Given request: Every line from the start of the entries up to and including the one bearing "plt.rcParams['font.family'] = ['DejaVu Sans']" must be printed verbatim, without the pictures.

Provided data:
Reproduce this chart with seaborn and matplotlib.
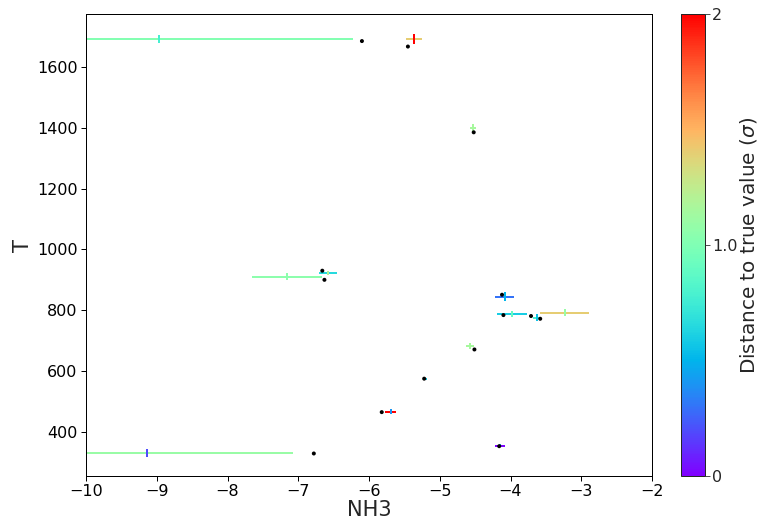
import matplotlib
matplotlib.use("Agg")
import matplotlib.pyplot as plt
import seaborn as sns
import numpy as np
import pandas as pd
from matplotlib.colors import Normalize
from matplotlib.cm import ScalarMappable

# Retrieved values (NH3 abundance and temperature) with uncertainties
x_ret = [-8.97, -5.36, -4.53, -7.16, -6.58, -4.08, -3.98, -3.63, -3.23, -4.57, -5.20, -5.69, -4.15, -9.14]
x_err = [2.74, 0.11, 0.042, 0.49, 0.125, 0.135, 0.21, 0.057, 0.346, 0.057, 0.02, 0.078, 0.071, 2.06]
T_ret = [1692, 1693, 1400, 910, 924, 845, 789, 776, 792, 681, 573, 467, 355, 332]
T_err = [13, 16, 13, 11.5, 6.5, 16, 10, 11, 12, 10, 4, 7.5, 6, 13]
# Distance to true value (sigma) for each axis
x_sigma = [1.02, 1.4, 1.15, 1.05, 0.65, 0.3, 0.6, 0.8, 1.4, 1.15, 0.6, 2.0, 0.02, 1.1]
T_sigma = [0.78, 2.0, 1.15, 1.05, 1.2, 0.5, 0.9, 0.55, 1.1, 1.15, 0.6, 0.4, 0.4, 0.2]
# True values
x_true = [-6.10, -5.45, -4.52, -6.66, -6.63, -4.12, -4.10, -3.71, -3.58, -4.51, -5.22, -5.82, -4.16, -6.78]
T_true = [1685, 1667, 1385, 930, 900, 851, 784, 781, 772, 671, 575, 465, 353, 329]

sns.set_style("ticks")
plt.rcParams['font.family'] = ['DejaVu Sans']

W, H = 759, 527
fig = plt.figure(figsize=(W / 72, H / 72), dpi=72)
ax = fig.add_axes([86 / W, 1 - 476 / H, (652 - 86) / W, (476 - 14) / H])
cax = fig.add_axes([681 / W, 1 - 476 / H, 24 / W, (476 - 14) / H])

cmap = plt.get_cmap("rainbow")
norm = Normalize(vmin=0, vmax=2)

for i in range(len(x_ret)):
    ax.errorbar(x_ret[i], T_ret[i], xerr=x_err[i], fmt='none',
                ecolor=cmap(norm(x_sigma[i])), elinewidth=2, capsize=0, zorder=2)
    ax.errorbar(x_ret[i], T_ret[i], yerr=T_err[i], fmt='none',
                ecolor=cmap(norm(T_sigma[i])), elinewidth=2, capsize=0, zorder=3)

df_true = pd.DataFrame({"NH3": x_true, "T": T_true})
sns.scatterplot(data=df_true, x="NH3", y="T", ax=ax, color="black", s=16,
                edgecolor="none", zorder=4)

ax.set_xlim(-10, -2)
ax.set_ylim(255, 1774)
ax.set_xlabel("NH3", fontsize=21, labelpad=1)
ax.set_ylabel("T", fontsize=21)
ax.tick_params(labelsize=16, length=5, width=1, colors="black")
for s in ax.spines.values():
    s.set_visible(True)
    s.set_color("black")
    s.set_linewidth(1)

sm = ScalarMappable(norm=norm, cmap=cmap)
cb = fig.colorbar(sm, cax=cax)
cb.set_ticks([0, 1, 2])
cb.set_ticklabels(["0", "1.0", "2"])
cb.ax.tick_params(labelsize=16, length=5, pad=2)
cb.set_label(r"Distance to true value ($\sigma$)", fontsize=20, labelpad=0)
cb.outline.set_linewidth(1)

fig.savefig("out.png", dpi=72)
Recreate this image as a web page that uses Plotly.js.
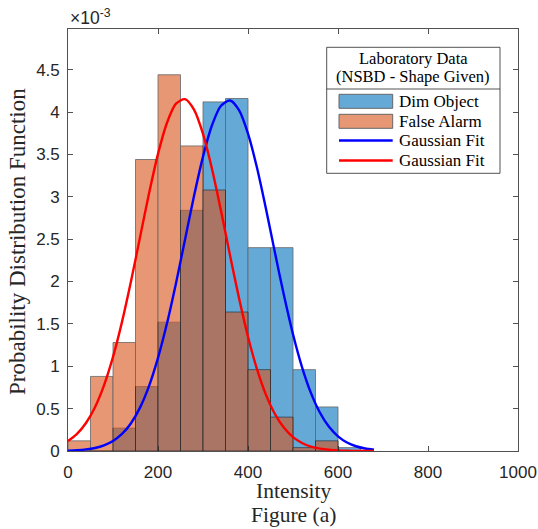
<!DOCTYPE html>
<html>
<head>
<meta charset="utf-8">
<script src="https://cdn.plot.ly/plotly-3.0.1.min.js"></script>
<style>html,body{margin:0;padding:0;background:#fff;}#chart{width:538px;height:529px;}</style>
</head>
<body>
<div id="chart"></div>
<script>
// ---- data (values in units of 1e-3) ----
const binCenters = [25, 75, 125, 175, 225, 275, 325, 375, 425, 475, 525, 575, 625];
const binWidth = 50;
const dimObject  = [0, 0, 0.27, 0.76, 1.52, 2.84, 4.12, 4.16, 2.40, 2.40, 0.96, 0.52, 0.04];
const falseAlarm = [0.12, 0.88, 1.28, 3.44, 4.44, 3.60, 3.08, 1.64, 0.96, 0.40, 0.04, 0.12, 0];
const fitX = [0,20,40,60,80,100,120,140,160,180,200,220,240,260,280,300,320,340,360,380,400,420,440,460,480,500,520,540,560,580,600,620,640,660,680];
const dimFit = [0.0044,0.0092,0.0186,0.0359,0.0667,0.118,0.201,0.328,0.512,0.766,1.099,1.507,1.981,2.494,3.008,3.474,3.844,4.074,4.136,4.022,3.746,3.342,2.856,2.338,1.834,1.377,0.991,0.683,0.451,0.285,0.173,0.100,0.056,0.030,0.015];
const falseFit = [0.119,0.203,0.331,0.517,0.774,1.110,1.524,2.003,2.521,3.038,3.506,3.874,4.099,4.152,4.028,3.742,3.328,2.834,2.311,1.805,1.349,0.966,0.662,0.435,0.273,0.164,0.095,0.052,0.028,0.014,0.007,0.003,0.001,0.001,0.000];
const yTickVals = [0, 0.5, 1, 1.5, 2, 2.5, 3, 3.5, 4, 4.5];
const yTickText = ['0', '0.5', '1', '1.5', '2', '2.5', '3', '3.5', '4', '4.5'];
const xTickVals = [0, 200, 400, 600, 800, 1000];
const legendTitle = ['Laboratory Data', '(NSBD - Shape Given)'];
const legendNames = ['Dim Object', 'False Alarm', 'Gaussian Fit', 'Gaussian Fit'];

const blueFace = 'rgb(0,114,189)';
const orangeFace = 'rgb(217,83,25)';
const axisColor = '#262626';
const serif = 'Liberation Serif, Times New Roman, serif';
const sans = 'Liberation Sans, Arial, sans-serif';

const W = 538, H = 529;
const M = {l: 68, r: 20, t: 29, b: 78};
const pw = W - M.l - M.r, ph = H - M.t - M.b;
const px = p => (p - M.l) / pw;
const py = p => (H - M.b - p) / ph;

const traces = [
  {type: 'bar', x: binCenters, y: dimObject, width: binWidth, name: legendNames[0],
   marker: {color: blueFace, line: {color: '#000', width: 0.8}}, opacity: 0.6, showlegend: false, hoverinfo: 'skip'},
  {type: 'bar', x: binCenters, y: falseAlarm, width: binWidth, name: legendNames[1],
   marker: {color: orangeFace, line: {color: '#000', width: 0.8}}, opacity: 0.6, showlegend: false, hoverinfo: 'skip'},
  {type: 'scatter', mode: 'lines', x: fitX, y: dimFit, name: legendNames[2],
   line: {color: '#0000FF', width: 2.4, shape: 'spline', smoothing: 0.8}, showlegend: false, hoverinfo: 'skip'},
  {type: 'scatter', mode: 'lines', x: fitX, y: falseFit, name: legendNames[3],
   line: {color: '#FF0000', width: 2.4, shape: 'spline', smoothing: 0.8}, showlegend: false, hoverinfo: 'skip'}
];

// custom legend (MATLAB style box)
const lb = {x0: 326.7, x1: 500, y0: 47.3, y1: 173.3, sep: 89};
const shapes = [
  {type: 'rect', xref: 'paper', yref: 'paper', x0: px(lb.x0), x1: px(lb.x1), y0: py(lb.y1), y1: py(lb.y0),
   fillcolor: '#fff', line: {color: axisColor, width: 0.8}, layer: 'above'},
  {type: 'line', xref: 'paper', yref: 'paper', x0: px(lb.x0), x1: px(lb.x1), y0: py(lb.sep), y1: py(lb.sep),
   line: {color: axisColor, width: 0.8}, layer: 'above'},
  {type: 'rect', xref: 'paper', yref: 'paper', x0: px(339), x1: px(392.7), y0: py(108.3), y1: py(94.3),
   fillcolor: blueFace, opacity: 0.6, line: {color: '#000', width: 1}, layer: 'above'},
  {type: 'rect', xref: 'paper', yref: 'paper', x0: px(339), x1: px(392.7), y0: py(128.3), y1: py(114.3),
   fillcolor: orangeFace, opacity: 0.6, line: {color: '#000', width: 1}, layer: 'above'},
  {type: 'line', xref: 'paper', yref: 'paper', x0: px(339), x1: px(392.7), y0: py(140.5), y1: py(140.5),
   line: {color: '#0000FF', width: 2.4}, layer: 'above'},
  {type: 'line', xref: 'paper', yref: 'paper', x0: px(339), x1: px(392.7), y0: py(160.5), y1: py(160.5),
   line: {color: '#FF0000', width: 2.4}, layer: 'above'}
];

const legendEntryY = [101, 121, 140.5, 160];
const annotations = [
  {xref: 'paper', yref: 'paper', x: px((lb.x0 + lb.x1) / 2), y: py(58.3), text: legendTitle[0], showarrow: false,
   xanchor: 'center', yanchor: 'middle', font: {family: serif, size: 16.5, color: '#000'}},
  {xref: 'paper', yref: 'paper', x: px((lb.x0 + lb.x1) / 2), y: py(76.7), text: legendTitle[1], showarrow: false,
   xanchor: 'center', yanchor: 'middle', font: {family: serif, size: 16.5, color: '#000'}},
  {xref: 'paper', yref: 'paper', x: 0, y: 1, yanchor: 'bottom', xanchor: 'left', xshift: 0, yshift: -1,
   text: '×10<sup>-3</sup>', showarrow: false, font: {family: sans, size: 17.5, color: axisColor}},
  {xref: 'paper', yref: 'paper', x: 0.5, y: py(490.7), text: 'Intensity', showarrow: false,
   xanchor: 'center', yanchor: 'middle', font: {family: serif, size: 21.5, color: axisColor}},
  {xref: 'paper', yref: 'paper', x: 0.5, y: py(515), text: 'Figure (a)', showarrow: false,
   xanchor: 'center', yanchor: 'middle', font: {family: serif, size: 21.5, color: axisColor}},
  {xref: 'paper', yref: 'paper', x: px(18), y: py(242), text: 'Probability Distribution Function', showarrow: false,
   textangle: -90, xanchor: 'center', yanchor: 'middle', font: {family: serif, size: 23, color: axisColor}}
];
legendNames.forEach((n, i) => {
  annotations.push({xref: 'paper', yref: 'paper', x: px(396.5), y: py(legendEntryY[i]), text: n, showarrow: false,
    xanchor: 'left', yanchor: 'middle', font: {family: serif, size: 17, color: '#000'}});
});

const layout = {
  width: W, height: H, margin: M,
  paper_bgcolor: '#fff', plot_bgcolor: '#fff',
  barmode: 'overlay', bargap: 0, showlegend: false,
  font: {family: sans, size: 17, color: axisColor},
  xaxis: {range: [0, 1000], tickvals: xTickVals, ticks: 'inside', ticklen: 5, tickwidth: 0.8, tickcolor: axisColor,
    showline: true, linecolor: axisColor, linewidth: 0.8, mirror: 'ticks', showgrid: false, zeroline: false,
    ticklabelstandoff: 6, tickfont: {family: sans, size: 17, color: axisColor}},
  yaxis: {range: [0, 4.98], tickvals: yTickVals, ticktext: yTickText, ticks: 'inside', ticklen: 5, tickwidth: 0.8, tickcolor: axisColor,
    showline: true, linecolor: axisColor, linewidth: 0.8, mirror: 'ticks', showgrid: false, zeroline: false,
    ticklabelstandoff: 4, tickfont: {family: sans, size: 17, color: axisColor}},
  shapes: shapes,
  annotations: annotations
};

Plotly.newPlot('chart', traces, layout, {displayModeBar: false, staticPlot: true});
</script>
</body>
</html>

Solution to the exercise:
Reproduce this chart with seaborn and matplotlib.
import matplotlib
matplotlib.use("Agg")
import matplotlib.pyplot as plt
import seaborn as sns
import numpy as np
import pandas as pd
from matplotlib.colors import Normalize
from matplotlib.cm import ScalarMappable

# Retrieved values (NH3 abundance and temperature) with uncertainties
x_ret = [-8.97, -5.36, -4.53, -7.16, -6.58, -4.08, -3.98, -3.63, -3.23, -4.57, -5.20, -5.69, -4.15, -9.14]
x_err = [2.74, 0.11, 0.042, 0.49, 0.125, 0.135, 0.21, 0.057, 0.346, 0.057, 0.02, 0.078, 0.071, 2.06]
T_ret = [1692, 1693, 1400, 910, 924, 845, 789, 776, 792, 681, 573, 467, 355, 332]
T_err = [13, 16, 13, 11.5, 6.5, 16, 10, 11, 12, 10, 4, 7.5, 6, 13]
# Distance to true value (sigma) for each axis
x_sigma = [1.02, 1.4, 1.15, 1.05, 0.65, 0.3, 0.6, 0.8, 1.4, 1.15, 0.6, 2.0, 0.02, 1.1]
T_sigma = [0.78, 2.0, 1.15, 1.05, 1.2, 0.5, 0.9, 0.55, 1.1, 1.15, 0.6, 0.4, 0.4, 0.2]
# True values
x_true = [-6.10, -5.45, -4.52, -6.66, -6.63, -4.12, -4.10, -3.71, -3.58, -4.51, -5.22, -5.82, -4.16, -6.78]
T_true = [1685, 1667, 1385, 930, 900, 851, 784, 781, 772, 671, 575, 465, 353, 329]

sns.set_style("ticks")
plt.rcParams['font.family'] = ['DejaVu Sans']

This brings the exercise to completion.